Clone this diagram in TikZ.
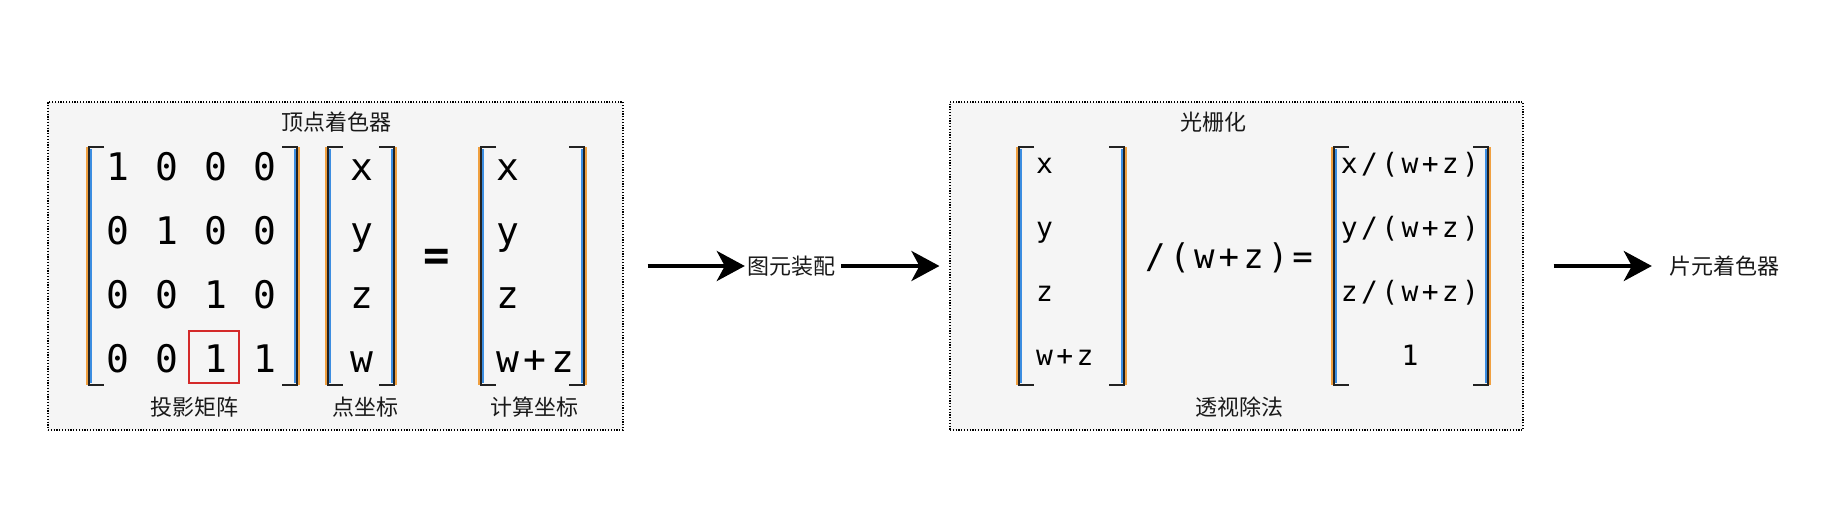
\documentclass[tikz,border=0pt]{standalone}
\usepackage{fontspec}
\setmainfont{DejaVu Sans}
\newfontfamily\cjk{Noto Sans CJK SC}
\newfontfamily\mono[LetterSpace=12]{DejaVu Sans Mono}
\usetikzlibrary{arrows.meta}

\definecolor{panelfill}{HTML}{F5F5F5}
\definecolor{fringeorange}{HTML}{F0A040}
\definecolor{fringeblue}{HTML}{3C8DE0}
\definecolor{bracketdark}{HTML}{222222}
\definecolor{hilitered}{HTML}{D42A2A}

% pair of square brackets: left x, right x, top y, bottom y
\newcommand\drawbrackets[4]{%
  \draw[fringeorange, line width=1.4pt] (#1-1.9,#3) -- (#1-1.9,#4);
  \draw[fringeblue, line width=1.4pt] (#1+1.9,#3+2) -- (#1+1.9,#4-2);
  \draw[fringeblue, line width=1.4pt] (#2-1.9,#3+2) -- (#2-1.9,#4-2);
  \draw[fringeorange, line width=1.4pt] (#2+1.9,#3) -- (#2+1.9,#4);
  \draw[bracketdark, line width=2.6pt] (#1+15,#3) -- (#1,#3) -- (#1,#4) -- (#1+15,#4);
  \draw[bracketdark, line width=2.6pt] (#2-15,#3) -- (#2,#3) -- (#2,#4) -- (#2-15,#4);
}

\begin{document}
\begin{tikzpicture}[x=1pt, y=-1pt,
        panel/.style={draw, dash pattern=on 1.2pt off 1.6pt, line width=1.1pt, fill=panelfill, inner sep=0pt},
        caption/.style={font=\cjk\fontsize{22}{26}\selectfont, text=black!90, inner sep=2pt},
        entry/.style={font=\mono\fontsize{38}{44}\selectfont, inner sep=0pt, text height=27pt, text depth=0pt},
        smallentry/.style={font=\mono\fontsize{28}{34}\selectfont, inner sep=0pt, text height=20pt, text depth=0pt},
        flow/.style={line width=4pt, -{Stealth[length=28pt, width=30pt, inset=8pt]}},
        hilite/.style={draw=hilitered, line width=1.2pt, inner sep=0pt}
    ]
        \fill[white] (0,0) rectangle (1837,525);
        \useasboundingbox (0,0) rectangle (1837,525);

        % stage panels
        \node[panel, minimum width=575pt, minimum height=328pt] (vertex) at (335.5,266) {};
        \node[panel, minimum width=573pt, minimum height=328pt] (raster) at (1236.5,266) {};

        % vertex shader: projection matrix times point
        \node[caption] (vertex-title) at (336,122) {顶点着色器};
        \drawbrackets{89}{297}{147}{385}
        \foreach \row in {0,1,2,3} {
            \foreach \column in {0,1,2,3} {
                \pgfmathtruncatemacro\val{(\row==\column)||(\row==3&&\column==2)}
                \node[entry] (m-\row-\column) at (118+\column*49, 167+\row*64) {\val};
            }
        }
        \node[hilite, minimum width=50pt, minimum height=52pt] (pick) at (214,357) {};
        \drawbrackets{328}{394}{147}{385}
        \foreach \name [count=\i from 0] in {x,y,z,w} {
            \node[entry] (p-\i) at (362, 167+\i*64) {\name};
        }
        \node[font=\mono\bfseries\fontsize{44}{50}\selectfont, inner sep=0pt] (eq) at (437,260) {=};
        \drawbrackets{481}{584}{147}{385}
        \foreach \name [count=\i from 0] in {x,y,z,w+z} {
            \node[entry, anchor=west] (c-\i) at (496, 167+\i*64) {\name};
        }
        \node[caption] (proj) at (194,407) {投影矩阵};
        \node[caption] (point) at (365,407) {点坐标};
        \node[caption] (calc) at (534,407) {计算坐标};

        % rasterization: perspective divide
        \node[caption] (raster-title) at (1213,122) {光栅化};
        \drawbrackets{1019}{1124}{147}{385}
        \foreach \name [count=\i from 0] in {x,y,z,w+z} {
            \node[smallentry, anchor=west] (h-\i) at (1036, 163+\i*64) {\name};
        }
        \node[font=\mono\fontsize{34}{40}\selectfont, inner sep=0pt] (divide) at (1229,258) {/(w+z)=};
        \drawbrackets{1334}{1488}{147}{385}
        \foreach \name [count=\i from 0] in {x/(w+z),y/(w+z),z/(w+z),1} {
            \node[smallentry] (d-\i) at (1410, 163+\i*64) {\name};
        }
        \node[caption] (perspective) at (1239,407) {透视除法};

        % pipeline flow
        \node[caption] (assembly) at (791,266) {图元装配};
        \node[caption] (fragment) at (1724,266) {片元着色器};
        \draw[flow] ([xshift=24pt]vertex.east) -- (assembly.west);
        \draw[flow, shorten <=4pt, shorten >=10pt] (assembly.east) -- (raster.west);
        \draw[flow, shorten >=15pt] ([xshift=30pt]raster.east) -- (fragment.west);
    \end{tikzpicture}
\end{document}
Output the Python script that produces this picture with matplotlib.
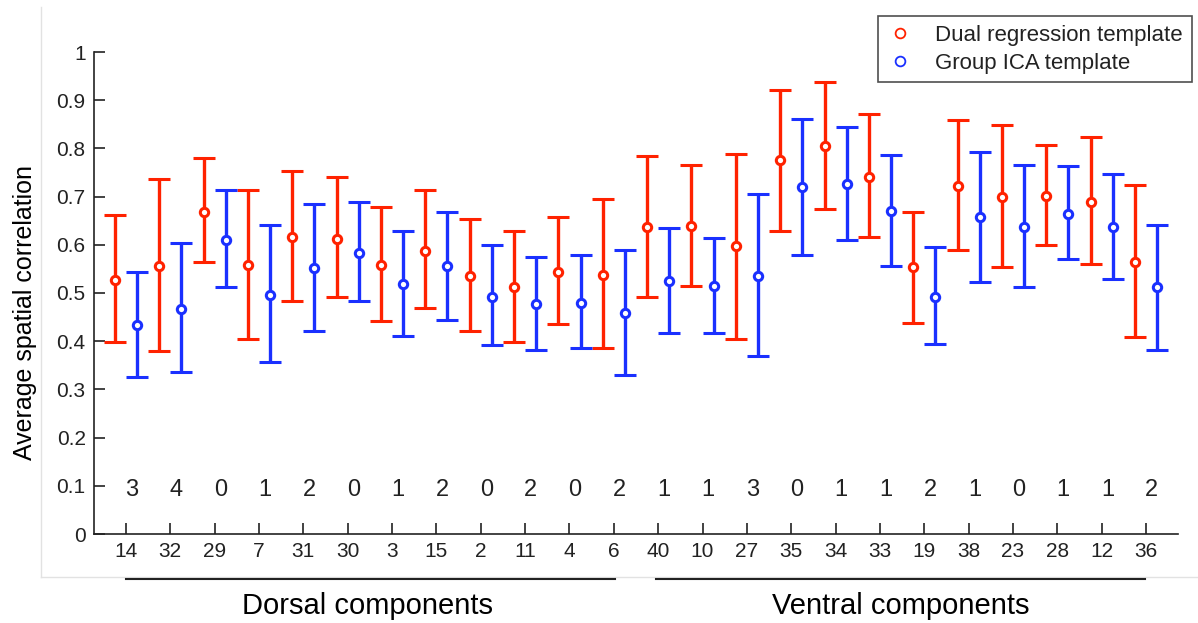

++++

| Your task |
Reproduce the whole listing exactly, but not the images in it.

| Solved problem |
Clone this diagram in TikZ.
\documentclass[tikz,border=0pt]{standalone}
\usepackage{fontspec}
\setmainfont{DejaVu Sans}
\newfontfamily\cjk{Noto Sans CJK SC}
\newfontfamily\mono[LetterSpace=12]{DejaVu Sans Mono}
\usetikzlibrary{arrows.meta}

\definecolor{panelfill}{HTML}{F5F5F5}
\definecolor{fringeorange}{HTML}{F0A040}
\definecolor{fringeblue}{HTML}{3C8DE0}
\definecolor{bracketdark}{HTML}{222222}
\definecolor{hilitered}{HTML}{D42A2A}

% pair of square brackets: left x, right x, top y, bottom y
\newcommand\drawbrackets[4]{%
  \draw[fringeorange, line width=1.4pt] (#1-1.9,#3) -- (#1-1.9,#4);
  \draw[fringeblue, line width=1.4pt] (#1+1.9,#3+2) -- (#1+1.9,#4-2);
  \draw[fringeblue, line width=1.4pt] (#2-1.9,#3+2) -- (#2-1.9,#4-2);
  \draw[fringeorange, line width=1.4pt] (#2+1.9,#3) -- (#2+1.9,#4);
  \draw[bracketdark, line width=2.6pt] (#1+15,#3) -- (#1,#3) -- (#1,#4) -- (#1+15,#4);
  \draw[bracketdark, line width=2.6pt] (#2-15,#3) -- (#2,#3) -- (#2,#4) -- (#2-15,#4);
}

\begin{document}
\begin{tikzpicture}[x=1pt, y=-1pt,
        panel/.style={draw, dash pattern=on 1.2pt off 1.6pt, line width=1.1pt, fill=panelfill, inner sep=0pt},
        caption/.style={font=\cjk\fontsize{22}{26}\selectfont, text=black!90, inner sep=2pt},
        entry/.style={font=\mono\fontsize{38}{44}\selectfont, inner sep=0pt, text height=27pt, text depth=0pt},
        smallentry/.style={font=\mono\fontsize{28}{34}\selectfont, inner sep=0pt, text height=20pt, text depth=0pt},
        flow/.style={line width=4pt, -{Stealth[length=28pt, width=30pt, inset=8pt]}},
        hilite/.style={draw=hilitered, line width=1.2pt, inner sep=0pt}
    ]
        \fill[white] (0,0) rectangle (1837,525);
        \useasboundingbox (0,0) rectangle (1837,525);

        % stage panels
        \node[panel, minimum width=575pt, minimum height=328pt] (vertex) at (335.5,266) {};
        \node[panel, minimum width=573pt, minimum height=328pt] (raster) at (1236.5,266) {};

        % vertex shader: projection matrix times point
        \node[caption] (vertex-title) at (336,122) {顶点着色器};
        \drawbrackets{89}{297}{147}{385}
        \foreach \row in {0,1,2,3} {
            \foreach \column in {0,1,2,3} {
                \pgfmathtruncatemacro\val{(\row==\column)||(\row==3&&\column==2)}
                \node[entry] (m-\row-\column) at (118+\column*49, 167+\row*64) {\val};
            }
        }
        \node[hilite, minimum width=50pt, minimum height=52pt] (pick) at (214,357) {};
        \drawbrackets{328}{394}{147}{385}
        \foreach \name [count=\i from 0] in {x,y,z,w} {
            \node[entry] (p-\i) at (362, 167+\i*64) {\name};
        }
        \node[font=\mono\bfseries\fontsize{44}{50}\selectfont, inner sep=0pt] (eq) at (437,260) {=};
        \drawbrackets{481}{584}{147}{385}
        \foreach \name [count=\i from 0] in {x,y,z,w+z} {
            \node[entry, anchor=west] (c-\i) at (496, 167+\i*64) {\name};
        }
        \node[caption] (proj) at (194,407) {投影矩阵};
        \node[caption] (point) at (365,407) {点坐标};
        \node[caption] (calc) at (534,407) {计算坐标};

        % rasterization: perspective divide
        \node[caption] (raster-title) at (1213,122) {光栅化};
        \drawbrackets{1019}{1124}{147}{385}
        \foreach \name [count=\i from 0] in {x,y,z,w+z} {
            \node[smallentry, anchor=west] (h-\i) at (1036, 163+\i*64) {\name};
        }
        \node[font=\mono\fontsize{34}{40}\selectfont, inner sep=0pt] (divide) at (1229,258) {/(w+z)=};
        \drawbrackets{1334}{1488}{147}{385}
        \foreach \name [count=\i from 0] in {x/(w+z),y/(w+z),z/(w+z),1} {
            \node[smallentry] (d-\i) at (1410, 163+\i*64) {\name};
        }
        \node[caption] (perspective) at (1239,407) {透视除法};

        % pipeline flow
        \node[caption] (assembly) at (791,266) {图元装配};
        \node[caption] (fragment) at (1724,266) {片元着色器};
        \draw[flow] ([xshift=24pt]vertex.east) -- (assembly.west);
        \draw[flow, shorten <=4pt, shorten >=10pt] (assembly.east) -- (raster.west);
        \draw[flow, shorten >=15pt] ([xshift=30pt]raster.east) -- (fragment.west);
    \end{tikzpicture}
\end{document}
Output the Python script that produces this picture with matplotlib.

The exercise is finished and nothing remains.